In her awkward, right-on way Harriet Harman seems to have recognised that Labour has to start talking about class, it’s too late for doing so to save them from losing the coming election, but it might just give the party a foundation upon which to build a new identity, one based on policy rather than the dark arts of spin.

Friday, 8 January 2010

Nothing to say for Britain’s tongue tied teens.

The grunting uncommunicative teenager is one of the classic cartoon images of modern British adolescence, if the findings of a YouGov poll released this week are correct it could hide an uncomfortable reality.

The poll, in which 1015 parents were questioned, found that 1in6 children in the UK, a quarter of them boys, had trouble learning to speak and out of these more than half had little or no access to help.

The report was carried out on the instructions of Jean Gross, England’s first ‘Communication Champion’, who told the BBC on the day its findings were announced ‘Our ability to talk is fundamental and underpins everything else. Learning to talk is one of the most important skills a child can master.’

Six out of ten of the parents questioned by YouGov agreed, saying that the ability to talk, listen and understand was the most important skill for a child to master in its early years, I shudder to think what the other four people questioned gave as an answer. Maybe they didn’t give an answer at all; maybe they just grunted.
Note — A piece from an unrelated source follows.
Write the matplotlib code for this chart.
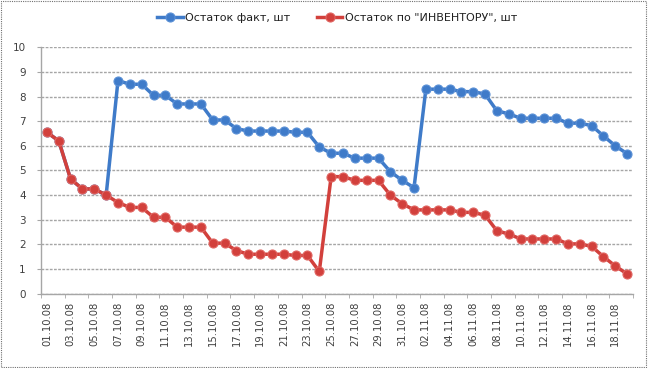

You could be facetious about teenagers who pepper every sentence they utter with ‘like’ and ‘whatever’, isn’t that just how teenagers have always talked, meaning in a patois totally baffling to anyone over twenty five. That would be a mistake, yes teens have always used slang to separate their identity from that of their parents, doing so is a part of growing up and becoming a person in your own right, but there is huge gulf between that and being dangerously inarticulate.

Think of the slouching, hooded, binge drinking teenagers so beloved of tabloid columnists out to scare their readers and at the root of their problems is often an inability to communicate on either a written or verbal level, in fact the two are closely related. A student who finds it difficult to make his point verbally is hardly likely to ask for help with his lessons and so the cycle of exclusion gets more vicious with every turn.
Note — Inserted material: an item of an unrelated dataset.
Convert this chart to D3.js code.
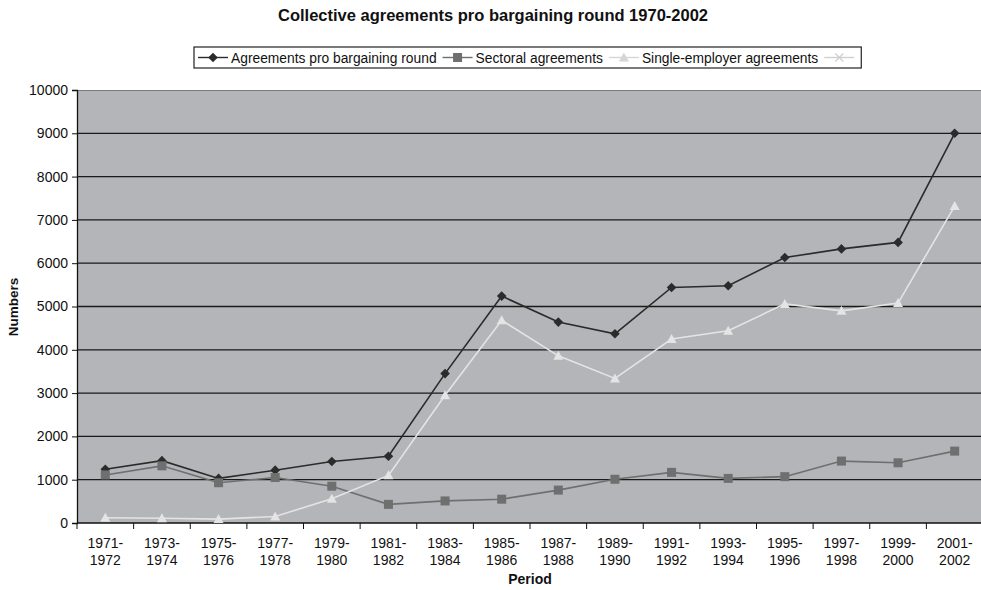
<!DOCTYPE html>
<html>
<head>
<meta charset="utf-8">
<script src="https://d3js.org/d3.v7.min.js"></script>
<style>
  body { margin: 0; background: #fff; }
  text { font-family: "Liberation Sans", Arial, sans-serif; }
</style>
</head>
<body>
<div id="chart"></div>
<script>
// chart data
var periods = ["1971-1972","1973-1974","1975-1976","1977-1978","1979-1980","1981-1982","1983-1984","1985-1986",
               "1987-1988","1989-1990","1991-1992","1993-1994","1995-1996","1997-1998","1999-2000","2001-2002"];
var roundAgreements  = [1240,1440,1030,1220,1420,1540,3450,5240,4640,4370,5440,5480,6130,6330,6480,9000];
var sectoral         = [1110,1320,930,1050,850,430,510,550,760,1010,1170,1030,1070,1430,1390,1660];
var singleEmployer   = [120,110,90,150,560,1100,2950,4680,3860,3340,4250,4440,5060,4900,5080,7320];
var otherAgreements  = [];   // listed in legend, no values shown
var yTicks = [0,1000,2000,3000,4000,5000,6000,7000,8000,9000,10000];

var series = [
  {name: "Agreements pro bargaining round", values: roundAgreements, color: "#2b2b2b", marker: "diamond"},
  {name: "Sectoral agreements", values: sectoral, color: "#6f6f6f", marker: "square"},
  {name: "Single-employer agreements", values: singleEmployer, color: "#e4e4e4", marker: "triangle"},
  {name: "", values: otherAgreements, color: "#cfcfcf", marker: "cross"}
];

var W = 981, H = 590;
var plotL = 77, plotR = 983, plotT = 90, plotB = 523;

var svg = d3.select("#chart").append("svg").attr("width", W).attr("height", H);

var x = d3.scaleBand().domain(periods).range([plotL, plotR]);
var y = d3.scaleLinear().domain([0, 10000]).range([plotB, plotT]);

// plot background
svg.append("rect").attr("x", plotL).attr("y", plotT)
  .attr("width", plotR - plotL).attr("height", plotB - plotT)
  .attr("fill", "#b4b5b9");
svg.append("line").attr("x1", plotL).attr("x2", plotR).attr("y1", plotT + 0.5).attr("y2", plotT + 0.5)
  .attr("stroke", "#7a7a7a").attr("stroke-width", 1);

// gridlines
svg.selectAll(".grid").data(yTicks.filter(function(d){ return d > 0 && d < 10000; }))
  .enter().append("line")
  .attr("x1", plotL).attr("x2", plotR)
  .attr("y1", function(d){ return y(d); }).attr("y2", function(d){ return y(d); })
  .attr("stroke", "#1a1a1a").attr("stroke-width", 1.3);

// y axis
var yAxis = d3.axisLeft(y).tickValues(yTicks).tickSize(5).tickPadding(4).tickFormat(d3.format("d"));
var gy = svg.append("g").attr("transform", "translate(" + plotL + ",0)").call(yAxis);
gy.select(".domain").attr("stroke", "#111").attr("stroke-width", 1.3);
gy.selectAll(".tick line").attr("stroke", "#111");
gy.selectAll("text").attr("font-size", 14).attr("fill", "#111").style("font-family", "Liberation Sans, Arial");

// x axis
svg.append("line").attr("x1", plotL).attr("x2", plotR).attr("y1", plotB).attr("y2", plotB)
  .attr("stroke", "#111").attr("stroke-width", 1.3);
svg.selectAll(".xtick").data(periods).enter().append("line")
  .attr("x1", function(d){ return x(d); }).attr("x2", function(d){ return x(d); })
  .attr("y1", plotB).attr("y2", plotB + 6).attr("stroke", "#111");

var xl = svg.selectAll(".xlab").data(periods).enter().append("text")
  .attr("text-anchor", "middle").attr("font-size", 14).attr("fill", "#111");
xl.append("tspan").attr("x", function(d){ return x(d) + x.bandwidth() / 2; }).attr("y", 548)
  .text(function(d){ return d.split("-")[0] + "-"; });
xl.append("tspan").attr("x", function(d){ return x(d) + x.bandwidth() / 2; }).attr("y", 565)
  .text(function(d){ return d.split("-")[1]; });

// axis titles
svg.append("text").attr("x", 530).attr("y", 584).attr("text-anchor", "middle")
  .attr("font-size", 14).attr("font-weight", "bold").attr("fill", "#111").text("Period");
svg.append("text").attr("transform", "translate(18,307) rotate(-90)").attr("text-anchor", "middle")
  .attr("font-size", 13.5).attr("font-weight", "bold").attr("fill", "#111").text("Numbers");

// title
svg.append("text").attr("x", 493).attr("y", 21).attr("text-anchor", "middle")
  .attr("font-size", 16.5).attr("font-weight", "bold").attr("fill", "#111")
  .text("Collective agreements pro bargaining round 1970-2002");

function drawMarker(g, type, cx, cy, color) {
  if (type === "diamond") {
    g.append("path").attr("d", "M" + cx + "," + (cy - 4.8) + "L" + (cx + 4.8) + "," + cy + "L" + cx + "," + (cy + 4.8) + "L" + (cx - 4.8) + "," + cy + "Z")
      .attr("fill", color);
  } else if (type === "square") {
    g.append("rect").attr("x", cx - 4.5).attr("y", cy - 4.5).attr("width", 9).attr("height", 9).attr("fill", color);
  } else if (type === "triangle") {
    g.append("path").attr("d", "M" + cx + "," + (cy - 5) + "L" + (cx + 5) + "," + (cy + 4) + "L" + (cx - 5) + "," + (cy + 4) + "Z")
      .attr("fill", color);
  } else if (type === "cross") {
    g.append("path").attr("d", "M" + (cx - 4) + "," + (cy - 4) + "L" + (cx + 4) + "," + (cy + 4) + "M" + (cx - 4) + "," + (cy + 4) + "L" + (cx + 4) + "," + (cy - 4))
      .attr("stroke", color).attr("stroke-width", 1.2).attr("fill", "none");
  }
}

// series lines + markers
var line = d3.line()
  .x(function(d, i){ return x(periods[i]) + x.bandwidth() / 2; })
  .y(function(d){ return y(d); });

series.forEach(function(s) {
  if (!s.values.length) return;
  var g = svg.append("g");
  g.append("path").datum(s.values).attr("d", line)
    .attr("fill", "none").attr("stroke", s.color).attr("stroke-width", 1.6);
  s.values.forEach(function(v, i) {
    drawMarker(g, s.marker, x(periods[i]) + x.bandwidth() / 2, y(v), s.color);
  });
});

// legend
var lg = svg.append("g");
var lx = 198, ly = 57.5;
var box = lg.append("rect").attr("y", 47).attr("height", 21).attr("fill", "#fff")
  .attr("stroke", "#222").attr("stroke-width", 1.2);
series.forEach(function(s) {
  var c = s.color === "#e4e4e4" ? "#d6d6d6" : s.color;
  lg.append("line").attr("x1", lx).attr("x2", lx + 30).attr("y1", ly).attr("y2", ly)
    .attr("stroke", c).attr("stroke-width", 1.4);
  drawMarker(lg, s.marker, lx + 15, ly, c);
  lx += 33;
  if (s.name) {
    var t = lg.append("text").attr("x", lx).attr("y", ly + 5).attr("font-size", 13.8)
      .attr("fill", "#111").text(s.name);
    lx += t.node().getComputedTextLength() + 6;
  }
});
box.attr("x", 194).attr("width", lx - 194 + 4);
</script>
</body>
</html>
I must admit to being more than a little dubious about the ability of a government appointed ‘Communication Champion’, complete with an office in central London staffed by a marching corps of civil servants to address the problems. Ms Gross could, and should, campaign for parents to be given more flexible working hours to allow them to spend more time interacting with their children, reading a picture book with mother (or father for that matter) is a splendid way for a child to learn about things like turn taking in conversation and to expand its vocabulary, but as cutting the budget deficit becomes ever more of a priority she may face a long struggle before she can produce even the most modest of results.
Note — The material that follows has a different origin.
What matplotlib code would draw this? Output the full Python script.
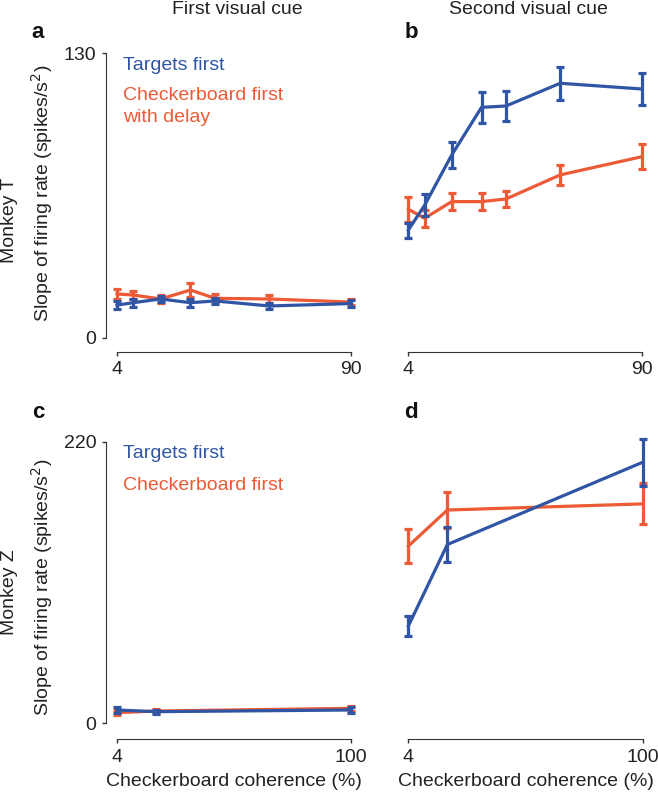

Perhaps we should, instead, think about the way in which personal interaction is being steadily eroded from our everyday lives. We shop, bank and, increasingly, socialise online and even supermarket checkouts have are rapidly being automated, all of which is undeniably quicker and more cost effective. At least it is if you count the cost in financial terms alone, the social cost though is quite different.

A child who experiences the interaction involved in running errands for its parents to the neighbourhood shops learns, without the addition of another burden on the already groaning national curriculum, how to interact in social situations, a skill that will be invaluable in later life. It would be a tragedy if our paranoia about child abduction and love of technology were to mean that future generations would be denied that experience.

One of the lighter notes to be found in the YouGov survey was that the most common first word spoken by babies in the UK is ‘Dadda’, experts claim this is because the ‘da’ sound is easy to reproduce. If we aren’t careful in a few years time baby’s first words might be ‘unexpected item in bagging area’ instead.